Coming back to Bombay. I had some good friends, but I was pretty much lonely and missed my family badly. Amidst all this, food was a big solace. The dabba system that my mother had fixed for me turned out to be pretty good. The owner who my mother had met was Divya Aunty. Despite living in the same complex, I only interacted with her on the phone while placing orders. She was an extremely kind, compassionate person. She would ask her staff to put a plastic spoon in my breakfast, knowing that I rushed to work and ate in the cab. When I would be unwell, she would send something light like khichdi, along with nimbu paani. Sometimes when I would get bored of the regular Indian food, she would send pasta or noodles. It was not just a business for her. She was a motherly figure. She truly cared.

I was going home for holidays. I thought I’ll personally tell Aunty to discontinue my dabba for the next week. I wanted to meet her, since she had been so good to me. I did not know much about her, except that her husband was usually away on business travel and that she had two grown up sons – probably in their early 30s.

The delivery boys who I saw everyday let me in the house. Her house was aesthetically decorated, much bigger than the place my landlady had. It seemed they were quite well off. Aunty greeted me with a warm smile. I had an image of her, based on our interactions on the phone. I had imagined a sweet, cheerful, voluptuous lady in a salwar kamiz. Instead, she was very thin, almost pale. She wore a formal shirt, and three-quarters.

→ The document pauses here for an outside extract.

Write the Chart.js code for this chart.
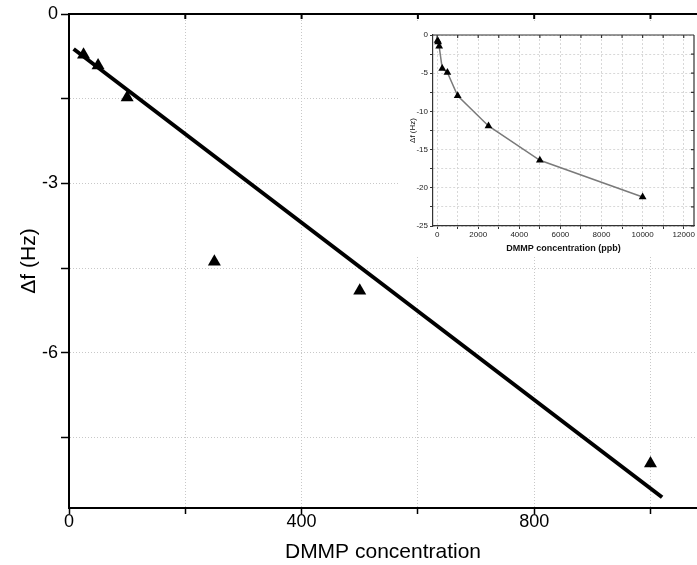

I thanked her and told her how I absolutely loved her food. She asked about my mother. We engaged in some small talk. Whenever I talked to her on the phone I always thought she would be an upbeat person. But in person, she looked sad. It was the first time I was meeting her. I was not sure if I she was unwell, tired or stressed. Was she just having a bad day?

“Everything okay, Aunty?” I asked. A question probably too intrusive for a first meeting.

“I am fine beta.”

I immediately regretted asking her. Even if there was something bothering her, she would not tell me – a customer whom she supplied dabbas in the very first face-to-face meeting.

“Somebody asked me recently beta, what is it that you want.”

I was surprised at the conversation I thought had ended but listened intently.

“If someone could make a wish of mine come true, beta I would ask God to be able to write my child’s destiny. We want the best for them. We do the best for them. Still we can’t protect them from what they would face…”

Her words pierced me. So deep. So painful. What was the reason behind such a profound thought? What was her son going through that she so desperately wanted to fix, with all the fierce protection of a mother, and yet utmost helplessness?

I never found out. Why I am writing about this now?

It has been one year since Pratyusha Banerjee committed suicide. Watching the video of her mother’s advice to other girls and boys on her death anniversary was heartbreaking. Another boy in Mumbai recently killed himself, allegedly because of failing in exams and failure to launch his start-up.

What must these parents be going through? The child who they raised and loved, and taught everything about life decided to give up on it? They must have done everything they could, but could they write their child’s destiny in Divya Aunty’s words or rather change it?

No. No parent can write their child’s destiny. The child will fail at something at some point or another. It is inevitable. Be it an exam, a job, a relationship or worse. But is it really a failure or just a phase? Is there any person who has always been successful, at everything? We get to know them after the point they became successful. Do we know what they went through before that and how much they struggled?

Children must learn to be strong. If not for them, atleast for their parents. There will always be problems, but they can choose how much empowered they want to be, by the obstacles life throws at them. It is not a philosophical thought, but the ONLY way to survive.

And the only way parents like Divya Aunty can live without carrying the unfair burden of fixing their adult children’s lives on their feeble shoulders.